INS jokes
Why did my dad cross the road?
To get to the nearest building so he wouldn't die in the crippling smoke of the most terrifying and only terrorist attack on American soil.
What do you call it when a man wants food in Panera?
Panera bread serving food.
Who can jump the highest? Depressed asses, some say they’re still in the air.
What did the woman say to Michael Jackson at the beach?
"Excuse me, sir, you're in my son."
Q: How many emo kids will it take to screw in a lightbulb?
A: None, they all sit in the dark and cry.
What is the only video game to be ever made in Africa?
Where's My Water?
What hits the ground first, the feather or the emo?
The feather, because the emo is hung in the tree.
What do a pimp and a farmer have in common?
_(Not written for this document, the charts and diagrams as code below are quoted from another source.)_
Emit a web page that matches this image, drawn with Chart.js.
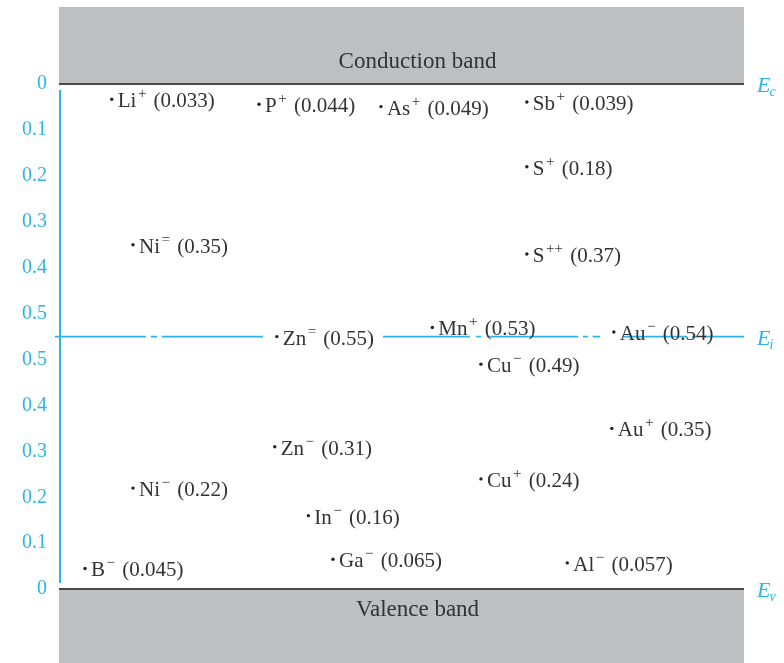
<!DOCTYPE html>
<html>
<head>
<meta charset="utf-8">
<script src="https://cdn.jsdelivr.net/npm/chart.js@4.4.1/dist/chart.umd.min.js"></script>
<style>
  html, body { margin: 0; padding: 0; background: #ffffff; }
  canvas { display: block; }
</style>
</head>
<body>
<canvas id="levelChart" width="784" height="663"></canvas>
<script>
// Silicon band gap (eV), Ei sits in the middle
const bandGap = 1.1;
const conductionShown = 0.168; // part of each band drawn beyond its edge (eV)
const valenceShown = 0.161;

// Levels measured down from Ec (upper half)
const upperNames   = ['Li', 'P', 'As', 'Sb', 'S', 'S', 'Ni', 'Mn', 'Au'];
const upperCharges = ['+', '+', '+', '+', '+', '++', '=', '+', '\u2212'];
const upperValues  = [0.033, 0.044, 0.049, 0.039, 0.18, 0.37, 0.35, 0.53, 0.54];
const upperSlots   = [7.7, 29.2, 47.0, 68.3, 68.3, 68.3, 10.8, 54.5, 81.0];

// Levels measured up from Ev (lower half)
const lowerNames   = ['Zn', 'Cu', 'Au', 'Zn', 'Cu', 'Ni', 'In', 'Ga', 'Al', 'B'];
const lowerCharges = ['=', '\u2212', '+', '\u2212', '+', '\u2212', '\u2212', '\u2212', '\u2212', '\u2212'];
const lowerValues  = [0.55, 0.49, 0.35, 0.31, 0.24, 0.22, 0.16, 0.065, 0.057, 0.045];
const lowerSlots   = [31.8, 61.6, 80.7, 31.5, 61.6, 10.8, 36.4, 40.0, 74.2, 3.8];

// Energy ticks (eV above Ev); labels count from the nearest band edge
const tickValues = [0, 0.1, 0.2, 0.3, 0.4, 0.5, 0.6, 0.7, 0.8, 0.9, 1.0, 1.1];

// Pieces of the broken Ei line, in slot units
const eiSegments = [[-0.6, 12.7], [13.4, 14.3], [15, 29.8], [47.3, 60], [60.9, 61.6],
  [62.5, 75.8], [76.5, 77.2], [77.9, 79], [82.3, 91.7], [92.4, 93.1], [94, 100]];

const CYAN = '#2bb5e8';
const TEXT = '#333333';
const SERIF = '"Liberation Serif", "Times New Roman", serif';

const eiData = [];
eiSegments.forEach(([a, b]) => {
  eiData.push({ x: a, y: bandGap / 2 }, { x: b, y: bandGap / 2 }, { x: b, y: null });
});

const upperData = upperValues.map((v, i) => ({ x: upperSlots[i], y: bandGap - v }));
const lowerData = lowerValues.map((v, i) => ({ x: lowerSlots[i], y: v }));

function drawLevelLabel(ctx, px, py, name, charge, value) {
  const base = py + 8;
  let cx = px + 6;
  ctx.fillStyle = TEXT;
  ctx.textAlign = 'left';
  ctx.textBaseline = 'alphabetic';
  ctx.font = '21px ' + SERIF;
  ctx.fillText(name, cx, base);
  cx += ctx.measureText(name).width + 1.5;
  ctx.font = '15px ' + SERIF;
  ctx.fillText(charge, cx, base - 9);
  cx += ctx.measureText(charge).width + 2;
  ctx.font = '21px ' + SERIF;
  ctx.fillText(' (' + value + ')', cx, base);
}

function drawEdgeLabel(ctx, x, y, sub) {
  ctx.fillStyle = CYAN;
  ctx.textAlign = 'left';
  ctx.textBaseline = 'alphabetic';
  ctx.font = 'italic 22px ' + SERIF;
  ctx.fillText('E', x, y + 8);
  const w = ctx.measureText('E').width;
  ctx.font = 'italic 14px ' + SERIF;
  ctx.fillText(sub, x + w - 1, y + 12);
}

const bandPlugin = {
  id: 'bands',
  beforeDatasetsDraw(chart) {
    const { ctx, chartArea } = chart;
    const y = chart.scales.y;
    const yc = y.getPixelForValue(bandGap);
    const yv = y.getPixelForValue(0);
    ctx.save();
    // conduction and valence bands
    ctx.fillStyle = '#bebfc1';
    ctx.fillRect(chartArea.left, chartArea.top, chartArea.width, yc - chartArea.top);
    ctx.fillRect(chartArea.left, yv, chartArea.width, chartArea.bottom - yv);
    ctx.strokeStyle = '#4a4a4a';
    ctx.lineWidth = 2;
    ctx.beginPath();
    ctx.moveTo(chartArea.left, yc); ctx.lineTo(chartArea.right, yc);
    ctx.moveTo(chartArea.left, yv); ctx.lineTo(chartArea.right, yv);
    ctx.stroke();
    // energy axis
    ctx.strokeStyle = CYAN;
    ctx.beginPath();
    ctx.moveTo(chartArea.left + 1, yc + 6);
    ctx.lineTo(chartArea.left + 1, yv - 6);
    ctx.stroke();
    // band names
    ctx.fillStyle = TEXT;
    ctx.font = '23px ' + SERIF;
    ctx.textAlign = 'center';
    ctx.textBaseline = 'middle';
    const mid = (chartArea.left + chartArea.right) / 2 + 16;
    ctx.fillText('Conduction band', mid, yc - 22);
    ctx.fillText('Valence band', mid, yv + 21);
    ctx.restore();
  },
  afterDatasetsDraw(chart) {
    const { ctx, chartArea } = chart;
    const y = chart.scales.y;
    ctx.save();
    const up = chart.getDatasetMeta(1).data;
    up.forEach((p, i) => drawLevelLabel(ctx, p.x, p.y, upperNames[i], upperCharges[i], upperValues[i]));
    const lo = chart.getDatasetMeta(2).data;
    lo.forEach((p, i) => drawLevelLabel(ctx, p.x, p.y, lowerNames[i], lowerCharges[i], lowerValues[i]));
    const ex = chartArea.right + 13;
    drawEdgeLabel(ctx, ex, y.getPixelForValue(bandGap), 'c');
    drawEdgeLabel(ctx, ex, y.getPixelForValue(bandGap / 2), 'i');
    drawEdgeLabel(ctx, ex, y.getPixelForValue(0), 'v');
    ctx.restore();
  }
};

const ctx = document.getElementById('levelChart').getContext('2d');
new Chart(ctx, {
  type: 'scatter',
  data: {
    datasets: [
      {
        type: 'line',
        label: 'Ei',
        data: eiData,
        borderColor: CYAN,
        borderWidth: 1.6,
        pointRadius: 0,
        spanGaps: false,
        clip: false
      },
      {
        label: 'From Ec',
        data: upperData,
        backgroundColor: '#222222',
        borderWidth: 0,
        pointRadius: 1.7
      },
      {
        label: 'From Ev',
        data: lowerData,
        backgroundColor: '#222222',
        borderWidth: 0,
        pointRadius: 1.7
      }
    ]
  },
  options: {
    responsive: false,
    animation: false,
    layout: { autoPadding: false, padding: { top: 7, right: 40, bottom: 0, left: 0 } },
    plugins: {
      legend: { display: false },
      tooltip: { enabled: false }
    },
    scales: {
      x: { type: 'linear', min: 0, max: 100, display: false },
      y: {
        type: 'linear',
        min: -valenceShown,
        max: bandGap + conductionShown,
        border: { display: false },
        grid: { display: false, drawTicks: false },
        afterFit: s => { s.width = 59; s.paddingTop = 0; s.paddingBottom = 0; },
        afterBuildTicks: s => { s.ticks = tickValues.map(v => ({ value: v })); },
        ticks: {
          autoSkip: false,
          padding: 12,
          color: CYAN,
          font: { family: SERIF, size: 20 },
          callback: v => {
            const d = v > bandGap / 2 ? bandGap - v : v;
            return d < 0.001 ? '0' : d.toFixed(1);
          }
        }
      }
    }
  },
  plugins: [bandPlugin]
});
</script>
</body>
</html>
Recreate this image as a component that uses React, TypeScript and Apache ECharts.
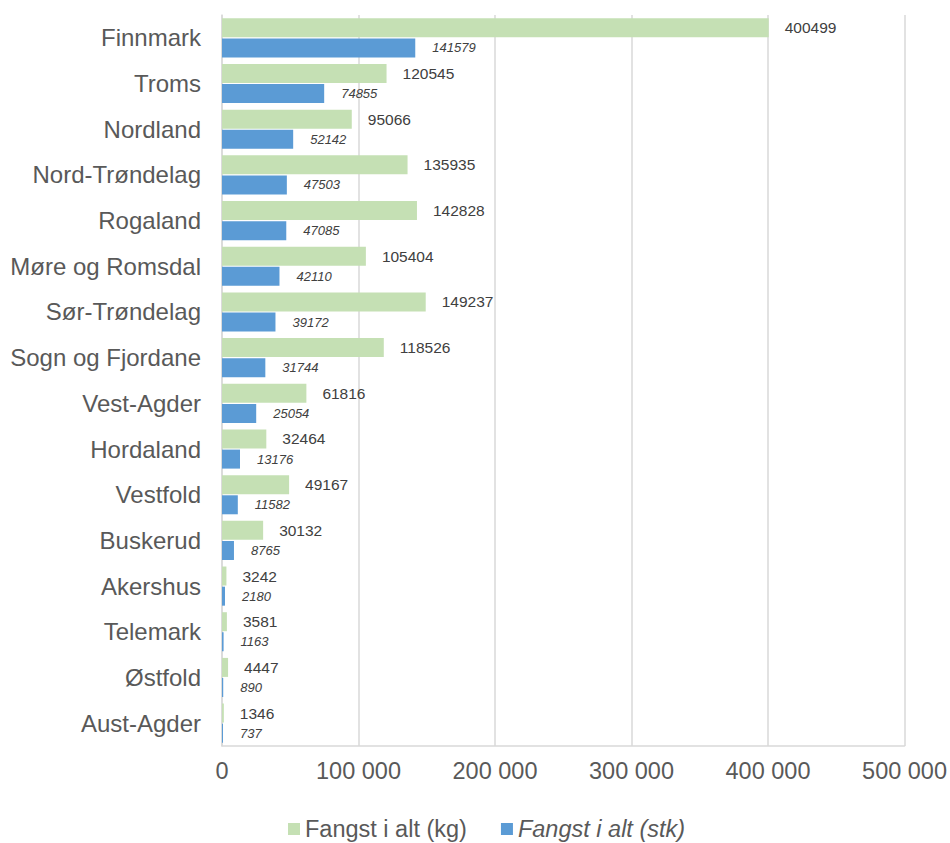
import React, { useEffect, useRef } from "react";
import * as echarts from "echarts";

const categories = [
  "Finnmark", "Troms", "Nordland", "Nord-Trøndelag", "Rogaland", "Møre og Romsdal",
  "Sør-Trøndelag", "Sogn og Fjordane", "Vest-Agder", "Hordaland", "Vestfold",
  "Buskerud", "Akershus", "Telemark", "Østfold", "Aust-Agder",
];
const kgValues = [400499, 120545, 95066, 135935, 142828, 105404, 149237, 118526, 61816, 32464, 49167, 30132, 3242, 3581, 4447, 1346];
const stkValues = [141579, 74855, 52142, 47503, 47085, 42110, 39172, 31744, 25054, 13176, 11582, 8765, 2180, 1163, 890, 737];
const seriesNames = ["Fangst i alt (kg)", "Fangst i alt (stk)"];

const FONT = "'Liberation Sans', Arial, sans-serif";

export default function App() {
  const ref = useRef<HTMLDivElement>(null);
  useEffect(() => {
    if (!ref.current) return;
    const chart = echarts.init(ref.current, null, { renderer: "svg" });
    chart.setOption({
      animation: false,
      textStyle: { fontFamily: FONT },
      grid: { left: 222, right: 44, top: 15, bottom: 97, containLabel: false },
      legend: {
        top: 817,
        left: 288,
        padding: 0,
        itemWidth: 12,
        itemHeight: 12,
        itemGap: 34,
        icon: "rect",
        textStyle: { fontSize: 23.5, color: "#595959", fontFamily: FONT },
        data: [
          { name: seriesNames[0] },
          { name: seriesNames[1], textStyle: { fontStyle: "italic" } },
        ],
      },
      xAxis: {
        type: "value",
        min: 0,
        max: 500000,
        interval: 100000,
        axisLine: { show: true, lineStyle: { color: "#d9d9d9", width: 1.5 } },
        axisTick: { show: false },
        splitLine: { show: true, lineStyle: { color: "#d9d9d9", width: 1.5 } },
        axisLabel: {
          fontSize: 23.5,
          color: "#595959",
          margin: 13,
          fontFamily: FONT,
          formatter: (v: number) => String(v).replace(/\B(?=(\d{3})+(?!\d))/g, " "),
        },
      },
      yAxis: {
        type: "category",
        data: categories,
        inverse: true,
        axisLine: { show: true, lineStyle: { color: "#d9d9d9", width: 1.5 } },
        axisTick: { show: false },
        axisLabel: { fontSize: 24, color: "#595959", margin: 21, fontFamily: FONT },
      },
      series: [
        {
          name: seriesNames[0],
          type: "bar",
          data: kgValues,
          barWidth: 19,
          barGap: "6%",
          itemStyle: { color: "#c5e0b4" },
          label: {
            show: true,
            position: "right",
            distance: 16,
            fontSize: 15.5,
            color: "#404040",
            fontFamily: FONT,
          },
        },
        {
          name: seriesNames[1],
          type: "bar",
          data: stkValues,
          barWidth: 19,
          barGap: "6%",
          itemStyle: { color: "#5b9bd5" },
          label: {
            show: true,
            position: "right",
            distance: 17,
            fontSize: 13,
            fontStyle: "italic",
            color: "#404040",
            fontFamily: FONT,
          },
        },
      ],
    });
    return () => chart.dispose();
  }, []);
  return (
    <div
      ref={ref}
      style={{ position: "absolute", left: 0, top: 0, width: 950, height: 843 }}
    />
  );
}
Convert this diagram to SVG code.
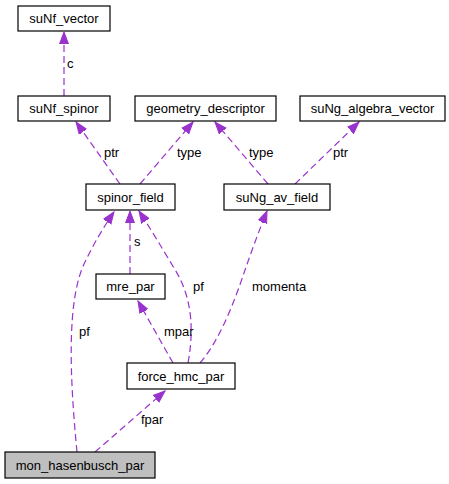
<svg xmlns="http://www.w3.org/2000/svg" width="449" height="484" viewBox="0 0 449 484">
<style>
.n rect{fill:#fff;stroke:#000;stroke-width:1.2}
.n text,.l{font-family:"Liberation Sans",Arial,sans-serif;font-size:13px;fill:#000}
.n text{text-anchor:middle}
.e path{fill:none;stroke:#9a32cd;stroke-width:1.2;stroke-dasharray:7,4}
</style>
<defs>
<marker id="a" markerUnits="userSpaceOnUse" markerWidth="14" markerHeight="12" refX="12" refY="5" orient="auto" viewBox="0 0 14 10">
<path d="M0,0.5 L12,5 L0,9.5 Z" fill="#9a32cd" stroke="#9a32cd"/>
</marker>
</defs>
<g id="edges" class="e">
<path d="M64,96 L64,32" marker-end="url(#a)"/>
<path d="M120,184 L76,122" marker-end="url(#a)"/>
<path d="M140,184 L193,122" marker-end="url(#a)"/>
<path d="M268,184 L215,122" marker-end="url(#a)"/>
<path d="M295,184 L359,122" marker-end="url(#a)"/>
<path d="M130,274 L130,211" marker-end="url(#a)"/>
<path d="M77,452 C70,380 66,300 85,262 Q98,235 114,212" marker-end="url(#a)"/>
<path d="M188,363 C196,320 188,290 174,268 C162,248 150,228 139,211" marker-end="url(#a)"/>
<path d="M173,363 L138,301" marker-end="url(#a)"/>
<path d="M200,363 C220,340 235,300 245,270 C252,250 260,228 267,211" marker-end="url(#a)"/>
<path d="M95,452 L165,391" marker-end="url(#a)"/>
</g>
<g id="labels">
<text class="l" x="67" y="68">c</text>
<text class="l" x="104" y="157">ptr</text>
<text class="l" x="177" y="157">type</text>
<text class="l" x="249" y="157">type</text>
<text class="l" x="333" y="157">ptr</text>
<text class="l" x="134" y="246">s</text>
<text class="l" x="79" y="336">pf</text>
<text class="l" x="193" y="291">pf</text>
<text class="l" x="164" y="336">mpar</text>
<text class="l" x="252" y="291">momenta</text>
<text class="l" x="141" y="424">fpar</text>
</g>
<g id="suNf_vector" class="n"><rect x="18" y="6" width="92" height="25"/><text x="64" y="23">suNf_vector</text></g>
<g id="suNf_spinor" class="n"><rect x="18" y="96" width="92" height="25"/><text x="64" y="113">suNf_spinor</text></g>
<g id="geometry_descriptor" class="n"><rect x="135" y="96" width="141" height="25"/><text x="205.5" y="113">geometry_descriptor</text></g>
<g id="suNg_algebra_vector" class="n"><rect x="300" y="96" width="145" height="25"/><text x="372.5" y="113">suNg_algebra_vector</text></g>
<g id="spinor_field" class="n"><rect x="86" y="184" width="89" height="26"/><text x="130.5" y="201.5">spinor_field</text></g>
<g id="suNg_av_field" class="n"><rect x="224" y="184" width="106" height="26"/><text x="277" y="201.5">suNg_av_field</text></g>
<g id="mre_par" class="n"><rect x="96" y="274" width="69" height="25"/><text x="130.5" y="291">mre_par</text></g>
<g id="force_hmc_par" class="n"><rect x="127" y="363" width="108" height="26"/><text x="181" y="380.5">force_hmc_par</text></g>
<g id="mon_hasenbusch_par" class="n"><rect x="5" y="452" width="150" height="26" style="fill:#bfbfbf"/><text x="80" y="469.5">mon_hasenbusch_par</text></g>
</svg>
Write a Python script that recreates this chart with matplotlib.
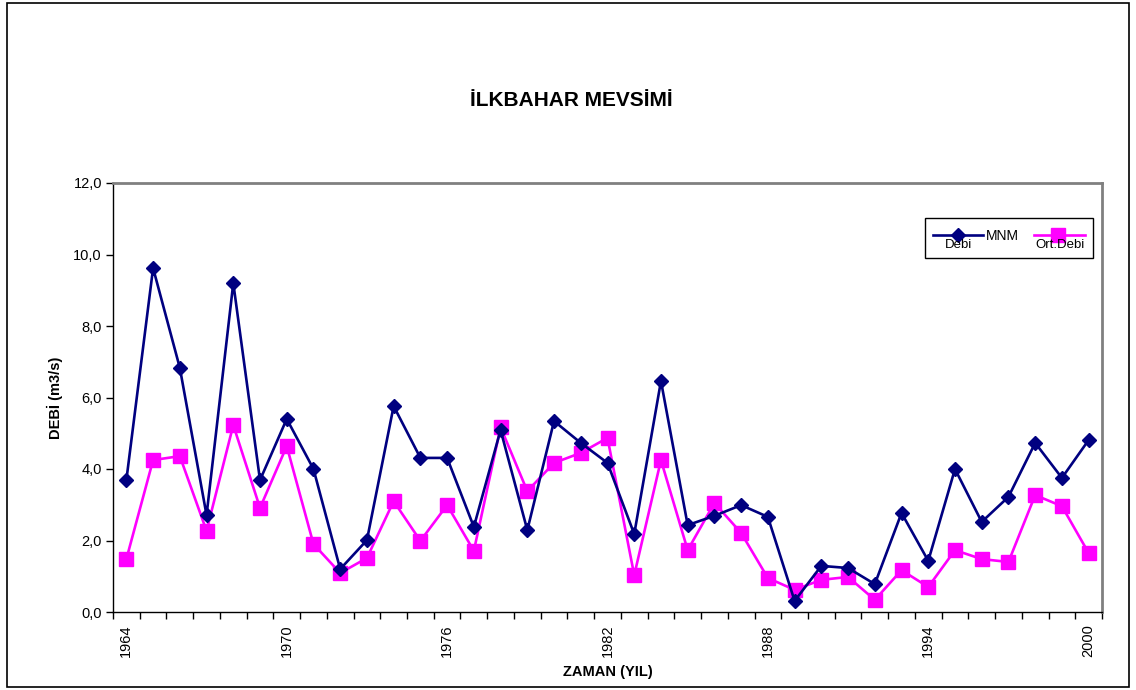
import matplotlib
matplotlib.use("Agg")
import matplotlib.pyplot as plt
from matplotlib.patches import Rectangle
from matplotlib.lines import Line2D

plt.rcParams['font.family'] = ['Liberation Sans', 'DejaVu Sans']

years = list(range(1964, 2001))
debi = [3.69, 9.62, 6.83, 2.71, 9.20, 3.69, 5.40, 4.00, 1.20, 2.01,
        5.76, 4.31, 4.31, 2.38, 5.09, 2.29, 5.34, 4.73, 4.17, 2.18,
        6.46, 2.43, 2.69, 2.99, 2.66, 0.31, 1.29, 1.23, 0.78, 2.77,
        1.43, 4.00, 2.52, 3.22, 4.73, 3.75, 4.81]
ort_debi = [1.48, 4.25, 4.36, 2.27, 5.23, 2.91, 4.64, 1.90, 1.09, 1.51,
            3.10, 1.99, 2.99, 1.71, 5.17, 3.38, 4.17, 4.45, 4.87, 1.03,
            4.25, 1.73, 3.05, 2.21, 0.95, 0.62, 0.90, 0.98, 0.34, 1.17,
            0.70, 1.73, 1.48, 1.40, 3.27, 2.96, 1.65]
label_years = [1964, 1970, 1976, 1982, 1988, 1994, 2000]
yticks = [0, 2, 4, 6, 8, 10, 12]

W, H = 1136, 690
fig = plt.figure(figsize=(W / 100, H / 100), dpi=100)
ax = fig.add_axes([113 / W, 1 - 612 / H, (1102 - 113) / W, (612 - 183) / H])

x = list(range(len(years)))
ax.plot(x, debi, color='#000080', lw=1.9, marker='D', markersize=7,
        markeredgewidth=1, markerfacecolor='#000080', markeredgecolor='#000080', zorder=3)
ax.plot(x, ort_debi, color='#FF00FF', lw=1.9, marker='s', markersize=10,
        markeredgewidth=1, markerfacecolor='#FF00FF', markeredgecolor='#FF00FF', zorder=2)

ax.set_xlim(-0.5, len(years) - 0.5)
ax.set_ylim(0, 12)
ax.set_yticks(yticks)
ax.set_yticklabels([f"{v:.1f}".replace('.', ',') for v in yticks], fontsize=10.5)

# category boundary ticks (major) and labels (minor, no tick marks)
ax.set_xticks([i - 0.5 for i in range(len(years) + 1)])
ax.set_xticklabels([])
ax.set_xticks([years.index(y) for y in label_years], minor=True)
ax.set_xticklabels([str(y) for y in label_years], minor=True, rotation=90, fontsize=10.5)
ax.tick_params(axis='x', which='major', direction='out', length=5, width=1, color='#000000')
ax.tick_params(axis='x', which='minor', length=0, pad=9)
ax.tick_params(axis='y', direction='out', length=5, width=1, color='#000000', pad=3)

for s in ['top', 'right']:
    ax.spines[s].set_color('#808080')
    ax.spines[s].set_linewidth(2)
for s in ['left', 'bottom']:
    ax.spines[s].set_color('#000000')
    ax.spines[s].set_linewidth(1)

fig.text(571 / W, 1 - 100 / H, 'İLKBAHAR MEVSİMİ', ha='center', va='center',
         fontsize=15, fontweight='bold')
fig.text(55 / W, 1 - 398 / H, 'DEBİ (m3/s)', ha='center', va='center',
         rotation=90, fontsize=10.5, fontweight='bold')
fig.text(608 / W, 1 - 672 / H, 'ZAMAN (YIL)', ha='center', va='center',
         fontsize=10.5, fontweight='bold')

# outer chart border
fig.patches.append(Rectangle((7 / W, 1 - 687 / H), (1129 - 7) / W, (687 - 3) / H,
                             transform=fig.transFigure, fill=False,
                             edgecolor='black', linewidth=1.2))

# legend (manual, as in reference)
fig.patches.append(Rectangle((925 / W, 1 - 258 / H), (1093 - 925) / W, (258 - 218) / H,
                             transform=fig.transFigure, fill=True, facecolor='white',
                             edgecolor='black', linewidth=1, zorder=5))
fig.lines.append(Line2D([933 / W, 983 / W], [1 - 235 / H, 1 - 235 / H],
                        transform=fig.transFigure, color='#000080', lw=1.9, zorder=6))
fig.lines.append(Line2D([958 / W], [1 - 235 / H], transform=fig.transFigure,
                        marker='D', markersize=7, color='#000080', zorder=7))
fig.lines.append(Line2D([1034 / W, 1085 / W], [1 - 235 / H, 1 - 235 / H],
                        transform=fig.transFigure, color='#FF00FF', lw=1.9, zorder=6))
fig.lines.append(Line2D([1058 / W], [1 - 235 / H], transform=fig.transFigure,
                        marker='s', markersize=10, color='#FF00FF', zorder=7))
fig.text(958 / W, 1 - 245 / H, 'Debi', ha='center', va='center', fontsize=9.5, zorder=8)
fig.text(1002 / W, 1 - 236 / H, 'MNM', ha='center', va='center', fontsize=10, zorder=8)
fig.text(1060 / W, 1 - 245 / H, 'Ort.Debi', ha='center', va='center', fontsize=9.5, zorder=8)

fig.savefig('out.png', dpi=100)
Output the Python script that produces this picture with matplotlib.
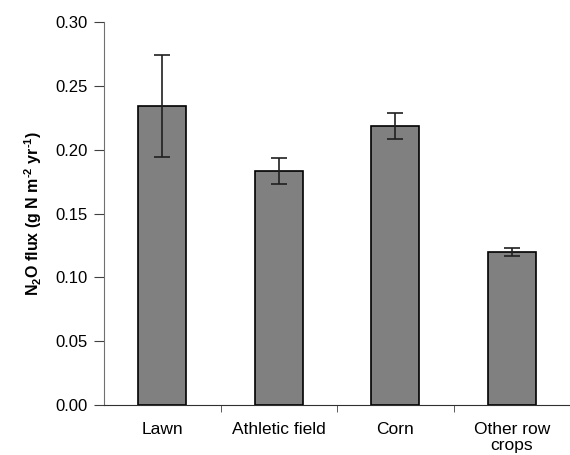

They both need a hoe to stay in business.
I hate wearing a mask in public.
What do you say to a kid in a trash compactor?
You looking a little square.
Bubba couldn't make rent, so he offered to sleep with the landlady instead.
I think he forgot he lived in his mom's basement.
A woman is in the hospital giving birth. The doctor comes up to her afterwards.
Dr: "I'm sorry, I have good news and bad news."
Woman: "What's the bad news?"
Dr: "Your baby is Ginger!"
Woman: "Ok, so what's the good news?"
Dr: "It's dead!"
When I was little, I used to think that the people in cartoons were real people...until I turned 7. I realized that it was just people doing voices. Sad, isn't it?
What do you call a skeleton in the snow? A numb skull.
Why can't you hear a pterodactyl in the bathroom?
Because the P is silent.
Did you hear that the governor's mansion in Alabama burned down?
Almost took out the whole trailer park.
The last time I had flying lessons, I hit some building in Manhattan. Then my Uncle got shot in 2008. Darn...
Leo: Mother, what is an idiot?
Mother: An idiot is someone that explains something in a long, boring way so that the person that the idiot is trying to explain to doesn't understand.
Mother: Do you understand?
Leo: No.
Fat kid jumps in the pool.
The popular girl: "I thought there was going to be a tsunami."
The fat kid: "I thought trash was not supposed to be in the ocean."
Got a job at the library yesterday... It lasted fifteen minutes... Turns out books about women's rights don't belong in the fiction section.